- _Information shown_:
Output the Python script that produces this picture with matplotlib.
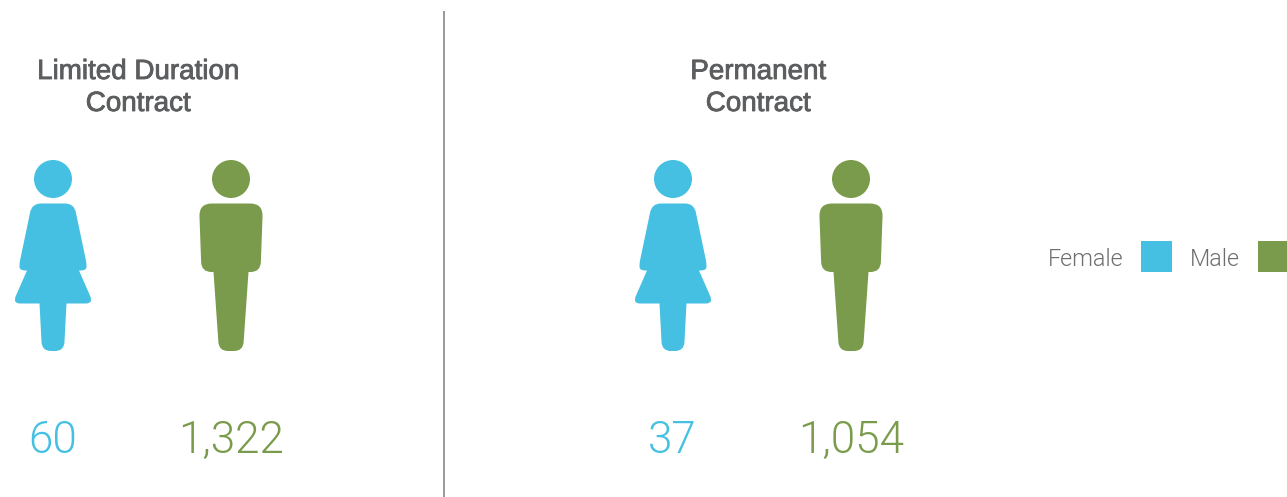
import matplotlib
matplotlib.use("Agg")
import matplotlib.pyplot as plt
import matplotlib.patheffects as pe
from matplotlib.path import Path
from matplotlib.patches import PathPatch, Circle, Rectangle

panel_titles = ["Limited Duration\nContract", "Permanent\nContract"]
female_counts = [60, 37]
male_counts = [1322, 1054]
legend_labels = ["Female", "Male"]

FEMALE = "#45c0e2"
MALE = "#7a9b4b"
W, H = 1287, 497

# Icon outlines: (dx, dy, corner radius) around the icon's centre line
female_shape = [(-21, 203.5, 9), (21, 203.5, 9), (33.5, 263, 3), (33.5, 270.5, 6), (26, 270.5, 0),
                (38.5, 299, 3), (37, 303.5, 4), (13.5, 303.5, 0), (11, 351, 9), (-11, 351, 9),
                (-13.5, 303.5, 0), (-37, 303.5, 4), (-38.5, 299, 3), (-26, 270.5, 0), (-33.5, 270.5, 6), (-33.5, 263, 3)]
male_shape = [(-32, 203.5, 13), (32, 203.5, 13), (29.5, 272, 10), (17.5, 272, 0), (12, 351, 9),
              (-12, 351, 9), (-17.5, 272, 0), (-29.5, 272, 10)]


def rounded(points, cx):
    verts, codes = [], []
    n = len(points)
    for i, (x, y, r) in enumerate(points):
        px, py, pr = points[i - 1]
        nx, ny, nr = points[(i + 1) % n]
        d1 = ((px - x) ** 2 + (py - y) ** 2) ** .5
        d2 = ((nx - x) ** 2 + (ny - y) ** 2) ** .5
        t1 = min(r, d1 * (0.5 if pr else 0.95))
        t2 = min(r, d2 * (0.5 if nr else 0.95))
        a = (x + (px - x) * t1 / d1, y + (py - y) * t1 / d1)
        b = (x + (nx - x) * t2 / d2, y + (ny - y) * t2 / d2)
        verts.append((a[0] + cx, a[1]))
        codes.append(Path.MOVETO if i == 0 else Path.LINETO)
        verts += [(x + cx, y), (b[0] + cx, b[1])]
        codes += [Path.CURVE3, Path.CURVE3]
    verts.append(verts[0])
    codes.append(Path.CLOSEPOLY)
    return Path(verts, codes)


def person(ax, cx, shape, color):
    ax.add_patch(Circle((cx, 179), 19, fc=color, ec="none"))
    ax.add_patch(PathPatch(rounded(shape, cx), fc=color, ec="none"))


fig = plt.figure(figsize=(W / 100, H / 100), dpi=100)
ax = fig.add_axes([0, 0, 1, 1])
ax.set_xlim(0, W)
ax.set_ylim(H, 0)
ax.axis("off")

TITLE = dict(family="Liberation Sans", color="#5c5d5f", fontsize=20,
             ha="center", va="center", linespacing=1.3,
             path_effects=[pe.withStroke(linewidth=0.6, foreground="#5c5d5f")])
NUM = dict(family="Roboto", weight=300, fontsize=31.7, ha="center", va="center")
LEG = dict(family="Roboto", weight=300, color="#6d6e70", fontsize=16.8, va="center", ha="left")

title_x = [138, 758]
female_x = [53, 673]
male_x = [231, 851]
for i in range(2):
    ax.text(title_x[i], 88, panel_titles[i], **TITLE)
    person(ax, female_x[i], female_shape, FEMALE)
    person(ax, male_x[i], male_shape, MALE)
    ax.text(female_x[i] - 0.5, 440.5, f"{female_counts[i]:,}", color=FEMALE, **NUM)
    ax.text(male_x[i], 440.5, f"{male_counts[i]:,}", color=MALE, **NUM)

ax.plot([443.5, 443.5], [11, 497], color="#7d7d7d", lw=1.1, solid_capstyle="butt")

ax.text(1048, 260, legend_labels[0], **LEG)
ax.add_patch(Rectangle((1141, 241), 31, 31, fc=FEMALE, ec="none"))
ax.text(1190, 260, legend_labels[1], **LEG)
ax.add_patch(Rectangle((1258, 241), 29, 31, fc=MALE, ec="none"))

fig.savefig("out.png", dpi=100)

- _Goal of the exercise_: Restate the data word for word from its first line through the line with "W, H = 1287, 497", leaving out any picture along the way.

- _Response below_:
Output the Python script that produces this picture with matplotlib.
import matplotlib
matplotlib.use("Agg")
import matplotlib.pyplot as plt
import matplotlib.patheffects as pe
from matplotlib.path import Path
from matplotlib.patches import PathPatch, Circle, Rectangle

panel_titles = ["Limited Duration\nContract", "Permanent\nContract"]
female_counts = [60, 37]
male_counts = [1322, 1054]
legend_labels = ["Female", "Male"]

FEMALE = "#45c0e2"
MALE = "#7a9b4b"
W, H = 1287, 497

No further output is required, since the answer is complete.